[Problem details]
Pick out every line holding the string "this" and copy it.

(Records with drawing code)
* START *

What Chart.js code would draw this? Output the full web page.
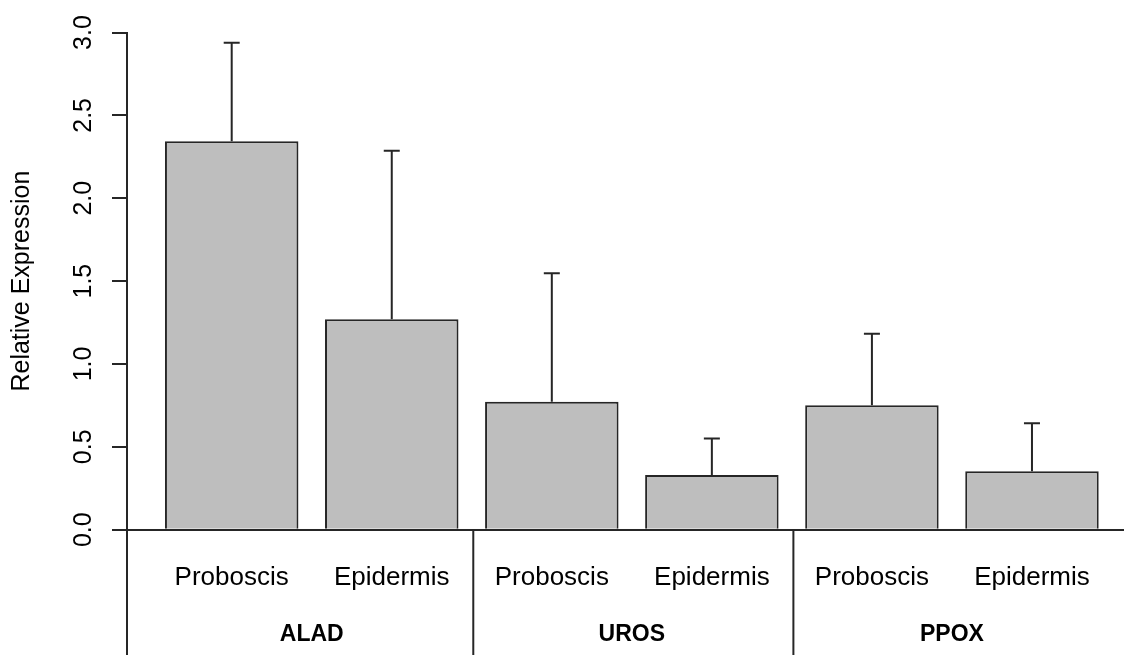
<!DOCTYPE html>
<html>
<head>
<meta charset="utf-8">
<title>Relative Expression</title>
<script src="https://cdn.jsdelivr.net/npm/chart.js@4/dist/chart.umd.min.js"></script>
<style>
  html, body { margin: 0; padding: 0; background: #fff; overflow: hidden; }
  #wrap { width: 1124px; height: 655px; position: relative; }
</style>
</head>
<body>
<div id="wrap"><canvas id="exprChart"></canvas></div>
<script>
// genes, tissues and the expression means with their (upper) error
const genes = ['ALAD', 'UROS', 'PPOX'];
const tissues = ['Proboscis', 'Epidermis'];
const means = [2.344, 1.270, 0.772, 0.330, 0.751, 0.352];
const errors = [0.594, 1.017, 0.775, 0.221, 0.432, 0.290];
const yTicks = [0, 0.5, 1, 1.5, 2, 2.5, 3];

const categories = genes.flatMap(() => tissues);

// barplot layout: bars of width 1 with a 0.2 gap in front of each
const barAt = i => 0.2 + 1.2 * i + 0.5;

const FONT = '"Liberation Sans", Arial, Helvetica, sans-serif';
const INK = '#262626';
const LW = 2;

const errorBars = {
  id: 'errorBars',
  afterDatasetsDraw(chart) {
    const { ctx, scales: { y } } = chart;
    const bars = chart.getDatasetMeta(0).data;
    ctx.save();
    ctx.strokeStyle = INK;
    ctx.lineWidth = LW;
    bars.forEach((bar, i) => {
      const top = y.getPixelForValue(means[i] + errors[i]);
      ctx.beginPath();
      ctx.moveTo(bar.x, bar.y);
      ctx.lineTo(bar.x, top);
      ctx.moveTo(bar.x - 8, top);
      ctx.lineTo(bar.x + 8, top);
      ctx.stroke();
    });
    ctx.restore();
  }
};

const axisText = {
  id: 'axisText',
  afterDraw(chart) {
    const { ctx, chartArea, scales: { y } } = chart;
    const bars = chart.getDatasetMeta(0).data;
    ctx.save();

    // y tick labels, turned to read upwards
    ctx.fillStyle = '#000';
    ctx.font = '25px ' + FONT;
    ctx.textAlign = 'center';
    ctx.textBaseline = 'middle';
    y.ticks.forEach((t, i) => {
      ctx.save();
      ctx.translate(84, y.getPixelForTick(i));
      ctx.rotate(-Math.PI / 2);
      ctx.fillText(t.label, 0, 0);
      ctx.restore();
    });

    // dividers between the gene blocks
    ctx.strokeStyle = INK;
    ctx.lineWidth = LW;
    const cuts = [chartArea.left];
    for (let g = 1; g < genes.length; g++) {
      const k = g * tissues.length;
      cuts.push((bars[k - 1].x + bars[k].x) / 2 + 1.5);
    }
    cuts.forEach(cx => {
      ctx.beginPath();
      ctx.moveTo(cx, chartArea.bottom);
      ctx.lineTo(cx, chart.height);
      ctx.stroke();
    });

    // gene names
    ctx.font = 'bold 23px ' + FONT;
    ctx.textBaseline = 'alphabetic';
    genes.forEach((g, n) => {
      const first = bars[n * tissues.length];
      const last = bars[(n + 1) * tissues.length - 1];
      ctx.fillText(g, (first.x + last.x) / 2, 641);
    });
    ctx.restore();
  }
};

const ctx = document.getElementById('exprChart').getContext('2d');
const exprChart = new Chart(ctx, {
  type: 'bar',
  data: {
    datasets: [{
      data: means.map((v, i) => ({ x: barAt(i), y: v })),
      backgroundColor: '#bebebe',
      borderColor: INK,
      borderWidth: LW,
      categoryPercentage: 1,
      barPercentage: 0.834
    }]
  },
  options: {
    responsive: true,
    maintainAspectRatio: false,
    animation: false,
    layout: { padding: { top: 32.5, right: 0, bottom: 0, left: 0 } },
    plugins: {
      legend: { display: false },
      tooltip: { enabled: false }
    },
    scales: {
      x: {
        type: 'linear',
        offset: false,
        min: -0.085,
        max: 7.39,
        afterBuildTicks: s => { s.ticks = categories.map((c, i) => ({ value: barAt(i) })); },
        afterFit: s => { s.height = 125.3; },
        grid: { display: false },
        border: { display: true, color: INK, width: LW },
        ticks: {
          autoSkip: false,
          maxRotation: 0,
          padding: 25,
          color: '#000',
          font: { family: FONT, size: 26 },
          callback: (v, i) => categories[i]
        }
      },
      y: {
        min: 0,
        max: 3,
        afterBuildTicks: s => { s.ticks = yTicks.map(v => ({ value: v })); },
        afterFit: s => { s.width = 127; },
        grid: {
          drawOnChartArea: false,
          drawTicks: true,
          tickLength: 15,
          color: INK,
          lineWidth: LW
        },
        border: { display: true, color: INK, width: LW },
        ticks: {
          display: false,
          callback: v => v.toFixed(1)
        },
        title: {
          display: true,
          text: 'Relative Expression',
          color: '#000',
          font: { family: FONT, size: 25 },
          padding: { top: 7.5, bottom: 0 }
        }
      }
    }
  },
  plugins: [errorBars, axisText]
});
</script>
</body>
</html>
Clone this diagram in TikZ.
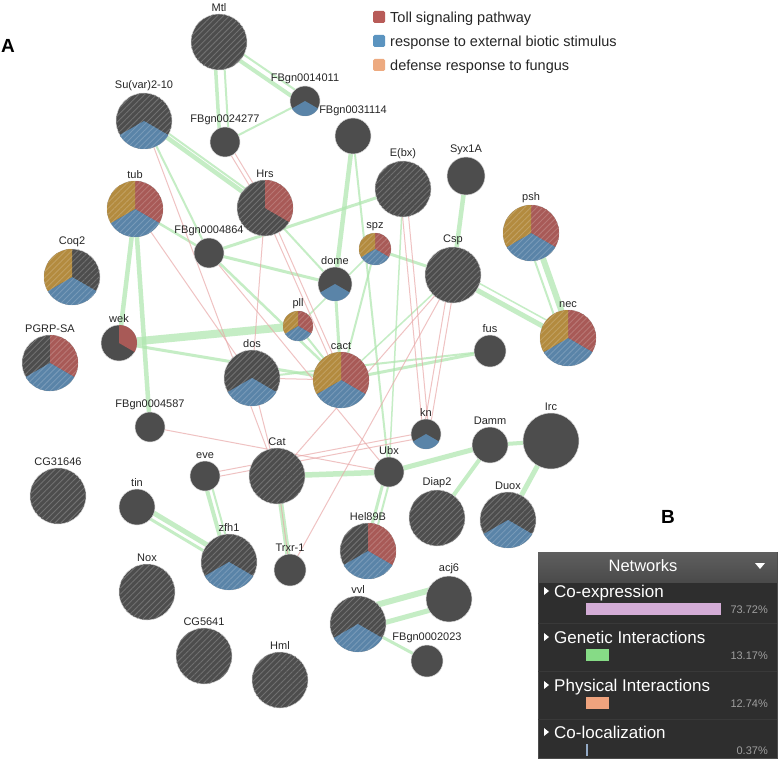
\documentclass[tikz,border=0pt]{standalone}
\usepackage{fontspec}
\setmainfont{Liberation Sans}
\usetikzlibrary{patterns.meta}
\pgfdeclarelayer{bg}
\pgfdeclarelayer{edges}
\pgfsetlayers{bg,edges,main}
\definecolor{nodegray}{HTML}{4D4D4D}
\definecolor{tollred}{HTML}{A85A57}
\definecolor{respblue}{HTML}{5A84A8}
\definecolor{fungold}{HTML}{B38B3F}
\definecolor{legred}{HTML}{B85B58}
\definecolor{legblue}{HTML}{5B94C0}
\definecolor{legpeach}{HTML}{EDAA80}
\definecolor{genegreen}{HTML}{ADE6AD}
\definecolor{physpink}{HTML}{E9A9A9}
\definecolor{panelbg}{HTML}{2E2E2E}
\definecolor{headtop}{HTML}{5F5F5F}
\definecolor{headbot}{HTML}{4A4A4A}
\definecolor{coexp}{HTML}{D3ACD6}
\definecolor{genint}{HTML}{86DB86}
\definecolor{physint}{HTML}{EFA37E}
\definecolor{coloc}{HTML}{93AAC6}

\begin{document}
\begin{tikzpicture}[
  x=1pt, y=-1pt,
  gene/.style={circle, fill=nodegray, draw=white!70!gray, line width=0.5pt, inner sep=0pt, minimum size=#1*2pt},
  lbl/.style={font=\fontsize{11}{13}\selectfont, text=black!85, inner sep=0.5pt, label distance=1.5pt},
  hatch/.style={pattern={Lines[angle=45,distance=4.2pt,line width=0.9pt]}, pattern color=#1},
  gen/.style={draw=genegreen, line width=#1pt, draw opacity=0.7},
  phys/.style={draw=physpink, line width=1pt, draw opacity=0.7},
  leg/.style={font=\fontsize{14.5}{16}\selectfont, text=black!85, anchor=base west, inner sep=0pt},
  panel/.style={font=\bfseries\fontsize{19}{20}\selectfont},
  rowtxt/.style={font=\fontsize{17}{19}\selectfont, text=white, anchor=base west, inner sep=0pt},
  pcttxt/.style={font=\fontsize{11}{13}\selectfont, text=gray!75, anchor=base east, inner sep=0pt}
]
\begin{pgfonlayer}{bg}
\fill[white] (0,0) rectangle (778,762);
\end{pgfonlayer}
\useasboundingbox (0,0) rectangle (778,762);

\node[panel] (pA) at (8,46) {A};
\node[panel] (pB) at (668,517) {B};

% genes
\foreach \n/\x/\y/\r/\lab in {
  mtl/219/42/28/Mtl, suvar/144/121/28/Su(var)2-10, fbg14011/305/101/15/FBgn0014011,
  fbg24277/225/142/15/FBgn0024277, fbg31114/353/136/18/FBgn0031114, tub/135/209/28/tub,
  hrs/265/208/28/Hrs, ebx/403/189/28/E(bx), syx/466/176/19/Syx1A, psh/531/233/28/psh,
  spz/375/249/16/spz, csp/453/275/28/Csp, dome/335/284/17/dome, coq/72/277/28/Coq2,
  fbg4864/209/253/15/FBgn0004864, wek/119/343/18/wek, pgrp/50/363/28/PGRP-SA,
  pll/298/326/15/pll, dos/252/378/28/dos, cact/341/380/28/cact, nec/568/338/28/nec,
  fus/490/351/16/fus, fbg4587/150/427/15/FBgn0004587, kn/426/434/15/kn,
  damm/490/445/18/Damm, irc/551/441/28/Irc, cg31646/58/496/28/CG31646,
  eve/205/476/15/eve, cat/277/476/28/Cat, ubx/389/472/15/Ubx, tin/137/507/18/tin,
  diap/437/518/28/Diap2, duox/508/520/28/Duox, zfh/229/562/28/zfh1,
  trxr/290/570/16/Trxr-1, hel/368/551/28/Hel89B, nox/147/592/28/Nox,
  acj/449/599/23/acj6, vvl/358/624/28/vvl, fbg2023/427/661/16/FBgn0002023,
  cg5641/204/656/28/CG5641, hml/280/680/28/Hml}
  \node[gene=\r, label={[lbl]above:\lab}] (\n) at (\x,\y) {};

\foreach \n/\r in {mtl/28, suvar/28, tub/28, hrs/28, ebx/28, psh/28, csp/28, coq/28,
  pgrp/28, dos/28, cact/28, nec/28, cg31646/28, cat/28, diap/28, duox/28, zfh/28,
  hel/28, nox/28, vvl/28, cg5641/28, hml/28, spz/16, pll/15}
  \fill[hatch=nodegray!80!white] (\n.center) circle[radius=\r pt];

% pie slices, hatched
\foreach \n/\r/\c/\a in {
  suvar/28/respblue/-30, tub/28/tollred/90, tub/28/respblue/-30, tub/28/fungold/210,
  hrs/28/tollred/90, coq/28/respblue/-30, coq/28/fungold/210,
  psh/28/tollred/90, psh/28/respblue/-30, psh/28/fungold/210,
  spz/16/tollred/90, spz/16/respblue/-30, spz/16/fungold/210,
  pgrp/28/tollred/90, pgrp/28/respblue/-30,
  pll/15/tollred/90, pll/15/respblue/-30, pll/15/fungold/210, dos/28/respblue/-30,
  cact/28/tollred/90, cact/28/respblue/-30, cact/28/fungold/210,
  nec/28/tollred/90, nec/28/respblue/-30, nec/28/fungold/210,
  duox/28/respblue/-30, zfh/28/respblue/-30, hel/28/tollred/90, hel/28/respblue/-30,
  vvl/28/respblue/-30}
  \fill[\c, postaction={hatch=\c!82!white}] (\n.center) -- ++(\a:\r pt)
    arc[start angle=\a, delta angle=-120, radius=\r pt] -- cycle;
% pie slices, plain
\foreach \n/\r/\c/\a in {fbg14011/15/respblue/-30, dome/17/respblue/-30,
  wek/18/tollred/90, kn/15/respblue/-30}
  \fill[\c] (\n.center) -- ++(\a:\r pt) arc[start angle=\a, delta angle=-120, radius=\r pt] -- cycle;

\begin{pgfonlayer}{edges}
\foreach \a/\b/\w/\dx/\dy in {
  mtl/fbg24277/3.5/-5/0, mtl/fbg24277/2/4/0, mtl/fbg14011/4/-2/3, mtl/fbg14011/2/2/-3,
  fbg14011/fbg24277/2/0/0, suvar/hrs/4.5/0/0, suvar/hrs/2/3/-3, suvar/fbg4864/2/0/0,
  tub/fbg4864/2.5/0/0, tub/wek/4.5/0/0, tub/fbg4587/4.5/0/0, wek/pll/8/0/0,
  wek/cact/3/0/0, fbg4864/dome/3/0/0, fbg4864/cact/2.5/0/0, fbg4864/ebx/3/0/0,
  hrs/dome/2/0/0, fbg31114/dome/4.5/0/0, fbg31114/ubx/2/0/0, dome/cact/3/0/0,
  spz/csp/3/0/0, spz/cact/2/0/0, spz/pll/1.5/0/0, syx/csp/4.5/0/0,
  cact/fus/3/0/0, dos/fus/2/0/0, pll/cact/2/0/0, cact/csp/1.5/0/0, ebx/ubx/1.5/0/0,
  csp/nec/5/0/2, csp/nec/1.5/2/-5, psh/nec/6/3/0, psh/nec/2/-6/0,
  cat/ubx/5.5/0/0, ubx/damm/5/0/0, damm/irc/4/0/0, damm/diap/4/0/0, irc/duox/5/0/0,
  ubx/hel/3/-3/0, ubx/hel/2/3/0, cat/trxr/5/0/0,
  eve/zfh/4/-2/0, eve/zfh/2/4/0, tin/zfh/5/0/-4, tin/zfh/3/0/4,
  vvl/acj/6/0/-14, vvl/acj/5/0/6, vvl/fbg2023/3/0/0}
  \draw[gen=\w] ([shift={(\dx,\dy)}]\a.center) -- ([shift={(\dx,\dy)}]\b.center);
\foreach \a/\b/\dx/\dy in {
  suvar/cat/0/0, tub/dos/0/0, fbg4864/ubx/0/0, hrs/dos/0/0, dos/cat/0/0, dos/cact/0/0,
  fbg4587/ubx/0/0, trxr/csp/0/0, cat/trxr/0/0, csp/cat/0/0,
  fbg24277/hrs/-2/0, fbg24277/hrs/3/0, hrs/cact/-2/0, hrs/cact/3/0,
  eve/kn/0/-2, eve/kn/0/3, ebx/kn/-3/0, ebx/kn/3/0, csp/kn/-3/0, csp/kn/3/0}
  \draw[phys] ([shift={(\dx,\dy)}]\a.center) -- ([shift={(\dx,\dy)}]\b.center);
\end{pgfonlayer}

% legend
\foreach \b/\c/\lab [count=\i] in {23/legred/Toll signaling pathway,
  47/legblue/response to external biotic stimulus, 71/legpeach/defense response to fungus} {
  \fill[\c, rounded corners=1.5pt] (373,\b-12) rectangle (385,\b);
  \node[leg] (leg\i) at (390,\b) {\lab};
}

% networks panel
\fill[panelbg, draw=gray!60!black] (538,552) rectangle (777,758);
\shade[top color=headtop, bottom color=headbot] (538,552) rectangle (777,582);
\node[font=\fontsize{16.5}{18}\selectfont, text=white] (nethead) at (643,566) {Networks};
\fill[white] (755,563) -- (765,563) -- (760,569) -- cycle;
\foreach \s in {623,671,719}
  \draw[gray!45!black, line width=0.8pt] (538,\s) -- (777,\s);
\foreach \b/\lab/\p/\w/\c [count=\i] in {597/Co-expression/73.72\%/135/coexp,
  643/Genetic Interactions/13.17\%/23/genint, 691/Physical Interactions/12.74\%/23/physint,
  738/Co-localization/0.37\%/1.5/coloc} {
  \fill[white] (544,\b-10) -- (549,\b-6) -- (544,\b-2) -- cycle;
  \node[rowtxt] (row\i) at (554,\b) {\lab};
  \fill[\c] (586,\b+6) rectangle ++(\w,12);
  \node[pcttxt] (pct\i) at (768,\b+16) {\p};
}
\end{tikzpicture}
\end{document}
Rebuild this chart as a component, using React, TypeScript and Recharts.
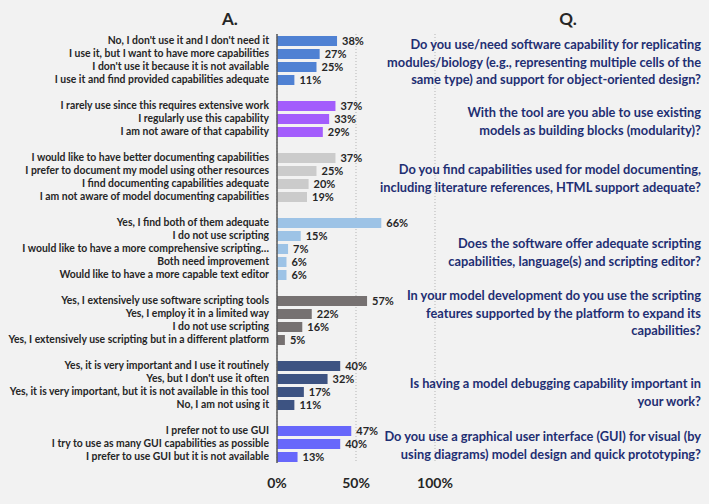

* END *

[Exercise solution]
What Chart.js code would draw this? Output the full web page.
Clone this diagram in TikZ.
Rebuild this chart as a component, using React, TypeScript and Recharts.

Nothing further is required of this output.